Расставание с мужем оказалось совсем не болезненным. Он принял его спокойно и как бы даже удовлетворенно. «Он меня снял, как груз с плеч». Если разобраться
Он думал что и жена его такая же. Оказалось, нет. И дочь другая. Их манит какая-то неведомая жизнь, им хочется нового, а ему нет. И он принял это – уход жены и дочери – как невиданный, нежданный подарок! Надо же! Не будет больше разговоров о деньгах до зарплаты, не будет рядом этого напряженного, неподатливого тела жены. Да живите, как хотите, девочки. А я сам, слышите, я буду сам! Конечно, он не говорил это Татьяне. Он сказал это Варьке и Укропу, когда они пришли его жалеть после ухода Татьяны. А закончил даже весело:
– Хорошо быть кисою, хорошо собакою, где хочу – пописаю, где хочу – покакаю.
– А любви что, уже нет совсем? – как-то грустно спросила Варька.
– Совсем есть – у твоей мамы, дай ей Бог счастья. Уже нет – у меня. Честно. Жизнь сожрала любовь. Последние десять лет, дочь, были мучительны для нас обоих.
– Жаль, – фальшиво сказала Варька. Она была на стороне матери, ей нравилась ее новая жизнь, сияние ее глаз, и уже было страшно: вдруг это все канет, как и не было...
– Тогда скажи мне: есть что-то крепкое, то, что навсегда? – спросила она отца.
– Навсегда только смерть, детка, – ответил он. Потом они сидели с Укропом и пили чай в новой, не чета прежней, квартире, и она спросила уже у матери, что€ бывает навсегда.
– Не знаю, – сказала Татьяна. – Разве что смерть.
– Господи, – закричала Варька, – вы что, сговорились? Разве могу я дальше жить с такой установкой?
– Хочешь, чтобы я соврала? – спросила Татьяна. – Сказала бы, что навсегда родина, как меня учили. Но родина так предает своих детей, что мало не покажется... Любовь? Тоже вещь текучая. Сам момент рождения любви вечен, ибо прекрасен и неповторим, но и он кончается.
– Ты о сексе, что ли? – возмутилась Варька.
– Ни боже мой!

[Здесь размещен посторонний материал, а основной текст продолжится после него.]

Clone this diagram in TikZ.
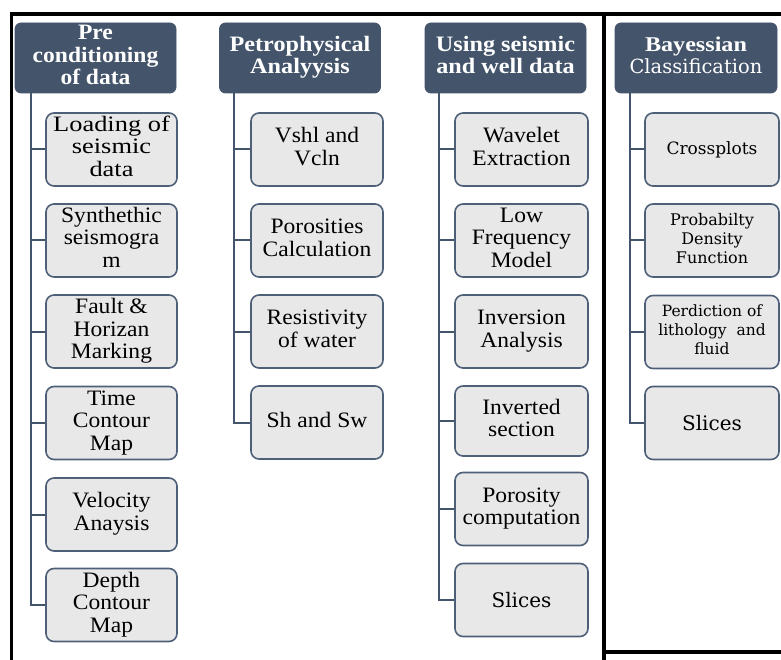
\documentclass[tikz,border=0pt]{standalone}
\usepackage{fontspec}
\usepackage{graphicx}
\setmainfont{Liberation Serif}
\newfontfamily\dvserif{DejaVu Serif}

\definecolor{slate}{HTML}{44546A}
\definecolor{boxgray}{HTML}{E8E8E8}
\definecolor{boxedge}{HTML}{4E5F78}

% centred stack of lines, stretched horizontally by the optional factor
\newcommand\cellstack[2][1.07]{\scalebox{#1}[1]{\begin{tabular}{@{}c@{}}#2\end{tabular}}}

\tikzset{
  head/.style={fill=slate, draw=slate, line width=0.8pt, rounded corners=6pt,
    minimum width=161pt, minimum height=70pt, inner sep=0pt, text=white,
    font=\bfseries\fontsize{22}{22.5}\selectfont},
  sub/.style={fill=boxgray, draw=boxedge, line width=1.6pt, rounded corners=8pt,
    minimum width=132pt, minimum height=73pt, inner sep=0pt, text=black,
    font=\fontsize{22}{22.5}\selectfont},
  subdv/.style={sub, font=\dvserif\fontsize{16}{19}\selectfont},
  conn/.style={draw=slate, line width=2pt},
  frame/.style={draw=black, line width=3.5pt},
}

\begin{document}
\begin{tikzpicture}[x=1pt,y=-1pt]
\useasboundingbox (0,0) rectangle (781,660);

% outer frames
\draw[frame] (11.5,660) -- (11.5,14) -- (781,14);
\draw[frame] (604,14) -- (604,660);
\draw[frame] (604,652) -- (781,652);

% column headers
\node[head] (h1) at (95.5,58) {\cellstack[1.07]{Pre\\conditioning\\of data}};
\node[head] (h2) at (300,58) {\cellstack[1.1]{Petrophysical\\Analyysis}};
\node[head] (h3) at (505.5,58) {\cellstack[1.1]{Using seismic\\and well data}};
\node[head, minimum width=162pt] (h4) at (696,58) {\cellstack[1]{{\fontsize{21}{22.5}\selectfont\scalebox{1.15}[1]{Bayessian}}\\{\mdseries\dvserif\fontsize{19.5}{22.5}\selectfont Classification}}};

% column 1
\node[sub, minimum width=131pt] (c11) at (111.5,149.5) {\cellstack[1.2]{Loading of\\seismic\\data}};
\node[sub, minimum width=131pt] (c12) at (111.5,240.5) {\cellstack{Synthethic\\seismogra\\m}};
\node[sub, minimum width=131pt] (c13) at (111.5,331.5) {\cellstack{Fault \&\\Horizan\\Marking}};
\node[sub, minimum width=131pt] (c14) at (111.5,423) {\cellstack{Time\\Contour\\Map}};
\node[sub, minimum width=131pt] (c15) at (111.5,514.5) {\cellstack{Velocity\\Anaysis}};
\node[sub, minimum width=131pt] (c16) at (111.5,605) {\cellstack{Depth\\Contour\\Map}};

% column 2
\node[sub] (c21) at (317,149.5) {\cellstack{Vshl and\\Vcln}};
\node[sub] (c22) at (317,240.5) {\cellstack{Porosities\\Calculation}};
\node[sub] (c23) at (317,331.5) {\cellstack{Resistivity\\of water}};
\node[sub] (c24) at (317,422.5) {\cellstack{Sh and Sw}};

% column 3
\node[sub, minimum width=133pt] (c31) at (521.5,149.5) {\cellstack{Wavelet\\Extraction}};
\node[sub, minimum width=133pt] (c32) at (521.5,240.5) {\cellstack{Low\\Frequency\\Model}};
\node[sub, minimum width=133pt] (c33) at (521.5,331.5) {\cellstack{Inversion\\Analysis}};
\node[sub, minimum width=133pt, minimum height=70pt] (c34) at (521.5,421) {\cellstack{Inverted\\section}};
\node[sub, minimum width=133pt] (c35) at (521.5,509) {\cellstack{Porosity\\computation}};
\node[sub, minimum width=133pt, font=\dvserif\fontsize{20}{22}\selectfont] (c36) at (521.5,600) {Slices};

% column 4
\node[subdv, minimum width=134pt, font=\dvserif\fontsize{17}{19}\selectfont] (c41) at (712,149.5) {Crossplots};
\node[subdv, minimum width=134pt] (c42) at (712,240.5) {\cellstack[1]{Probabilty\\Density\\Function}};
\node[subdv, minimum width=134pt, font=\dvserif\fontsize{15.5}{19}\selectfont] (c43) at (712,332) {\cellstack[1]{Perdiction of\\lithology\ \ and\\fluid}};
\node[subdv, minimum width=134pt, font=\dvserif\fontsize{20}{22}\selectfont] (c44) at (712,423) {Slices};

% trunks and branches
\draw[conn] ([xshift=16pt]h1.south west) |- (c16.west);
\foreach \c in {c11,c12,c13,c14,c15}
  \draw[conn] ([xshift=16pt]h1.south west |- \c.west) -- (\c.west);

\draw[conn] ([xshift=15pt]h2.south west) |- (c24.west);
\foreach \c in {c21,c22,c23}
  \draw[conn] ([xshift=15pt]h2.south west |- \c.west) -- (\c.west);

\draw[conn] ([xshift=14pt]h3.south west) |- (c36.west);
\foreach \c in {c31,c32,c33,c34,c35}
  \draw[conn] ([xshift=14pt]h3.south west |- \c.west) -- (\c.west);

\draw[conn] ([xshift=15pt]h4.south west) |- (c44.west);
\foreach \c in {c41,c42,c43}
  \draw[conn] ([xshift=15pt]h4.south west |- \c.west) -- (\c.west);
\end{tikzpicture}
\end{document}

Секс – это много и прискорбно мало. Мужчина и женщина уходят к другому, как бы отходя от обрыва кручи. Еще шаг – и уже ненависть. Кстати, я тут подумала вдруг, не знаю почему... Ненависть, дети мои, посильнее любви. Когда Отелло или Алеко убивали, они уже были переполнены ненавистью. Любовь была уже ими съедена. Я знаю одну женщину, которая в своей ненависти готова убить мать, а Медея из ненависти к мужу убила детей. И вот в этом убийстве Луганских – все возвращаюсь к нему – где-то очень круто замешана ненависть-месть. Это ведь сестры-близнецы.
– Твоя мать – класс, – сказал потом, уже на улице, Укроп. – Я думаю, что нам не надо жениться. Надо любить свободно, без правил, без обязательств.
– А если дети?
– И без них. Разве в них есть гарантия любви? Просто размножение. А я не бычок.
– Конечно, бычок. Если не веришь в любовь на всю жизнь. Но я почему-то, дура, верю.
– Так я тоже дурак. Но и мать твоя убедительна, согласись. Шаг от обрыва кручи – это очень убедительно.
– Тогда катись к чертовой матери! – закричала Варька и кинулась бежать. Но он был быстрее, догнал. И забил ее крик своими губами, и скрутил ее объятием. И куда от этого денешься, люди? Получается, что это все-таки сильнее всего!